In practice, this is always better than just calling e.printStackTrace() which will actually "swallow" the error condition and let the rest of the program run as if nothing had happened. In this respect, behaviour of Eclipse is quite bad as it tends to auto-write such bad-practice constructs if the developer is not careful.
This is called rethrowing an exception, and it is a common pattern.
It allows you to change the class of the exception (such as in this case), or to add more information (also the case here, as long as that error string is meaningful).
It is often a good idea to attach the original exception:
throw new RuntimeException("cause of the problem", e);
Rethrowing as an unchecked exception (a RuntimeException) is sometimes necessary when you still want to throw an exception, but the API of your method does not allow a checked exception.

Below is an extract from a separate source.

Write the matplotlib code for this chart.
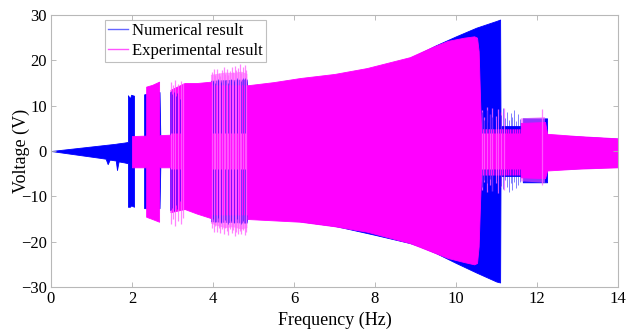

In your example, an Exception is caught and a RuntimeException is thrown, which effectively replaces a (potentially) checked exception with an unchecked exception that doesn't have to be handled by the caller, nor declared by the throwing method in a throws clause.
Some examples :
This code passes compilation :
public void SomeMethod ()
{
try {
//something
} catch (Exception e){
throw new RuntimeException("reason for exception");
}
}
This code doesn't pass compilation (assuming "something" may throw a checked exception) :
public void SomeMethod ()
{
//something
}
An alternative to catching the Exception and throwing an unchecked exception (i.e. RuntimeException) is to add a throws clause :
public void SomeMethod () throws Exception
{
//something
}
This is one use case of catching one type of exception and throwing another. Another use case is to catch one type of exception and throw another type of checked exception (that your method declares in its throws clause). It is sometimes done in order to group multiple exceptions that may be thrown inside a method, and only throw one type of exception to the caller of the method (which makes it easier for them to write the exception handling code, and makes sense if all those exceptions should be handled in the same manner).